-- Start --
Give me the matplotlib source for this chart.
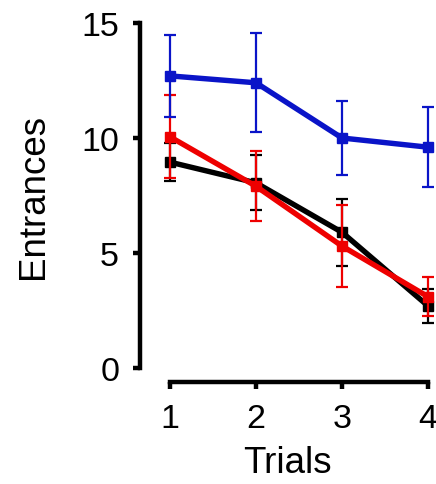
import matplotlib
matplotlib.use("Agg")
import matplotlib.pyplot as plt

plt.rcParams["font.family"] = ["Liberation Sans", "DejaVu Sans"]

# 데이터
trials = [1, 2, 3, 4]
blue_mean = [12.7, 12.4, 10.0, 9.6]
blue_err = [1.8, 2.15, 1.6, 1.75]
black_mean = [8.95, 8.05, 5.9, 2.7]
black_err = [0.82, 1.2, 1.45, 0.73]
red_mean = [10.05, 7.9, 5.3, 3.1]
red_err = [1.8, 1.53, 1.77, 0.85]

fig = plt.figure(figsize=(4.36, 4.85), dpi=100)
ax = fig.add_axes([140 / 436, 116 / 485, 294 / 436, 345 / 485])

style = dict(marker="s", markersize=7.5, linewidth=3.9, elinewidth=1.6,
             capsize=4, capthick=1.6, clip_on=False)
ax.errorbar(trials, black_mean, yerr=black_err, color="black", zorder=3, **style)
ax.errorbar(trials, red_mean, yerr=red_err, color="#ee0000", zorder=4, **style)
ax.errorbar(trials, blue_mean, yerr=blue_err, color="#0a14c8", zorder=5, **style)

ax.set_xlim(0.65, 4.07)
ax.set_ylim(0, 15)
ax.set_xticks(trials)
ax.set_yticks([0, 5, 10, 15])

for s in ["top", "right"]:
    ax.spines[s].set_visible(False)
for s in ["left", "bottom"]:
    ax.spines[s].set_linewidth(3.2)
ax.spines["bottom"].set_position(("outward", 10))
ax.spines["bottom"].set_bounds(1, 4)
ax.spines["left"].set_bounds(0, 15)

ax.tick_params(width=3.2, length=5, labelsize=24.5, direction="out")
ax.tick_params(axis="y", pad=10)
ax.tick_params(axis="x", pad=10)

ax.set_xlabel("Trials", fontsize=26.5, labelpad=8)
ax.set_ylabel("Entrances", fontsize=26.5, labelpad=22)

fig.savefig("out.png", dpi=100)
-- End --
* [PROBLEM] Up to and including the line with "red_err = [1.8, 1.53, 1.77, 0.85]", copy the data above from its first line. Skip pictures.

* [WRITTEN REPLY]
Give me the matplotlib source for this chart.
import matplotlib
matplotlib.use("Agg")
import matplotlib.pyplot as plt

plt.rcParams["font.family"] = ["Liberation Sans", "DejaVu Sans"]

# 데이터
trials = [1, 2, 3, 4]
blue_mean = [12.7, 12.4, 10.0, 9.6]
blue_err = [1.8, 2.15, 1.6, 1.75]
black_mean = [8.95, 8.05, 5.9, 2.7]
black_err = [0.82, 1.2, 1.45, 0.73]
red_mean = [10.05, 7.9, 5.3, 3.1]
red_err = [1.8, 1.53, 1.77, 0.85]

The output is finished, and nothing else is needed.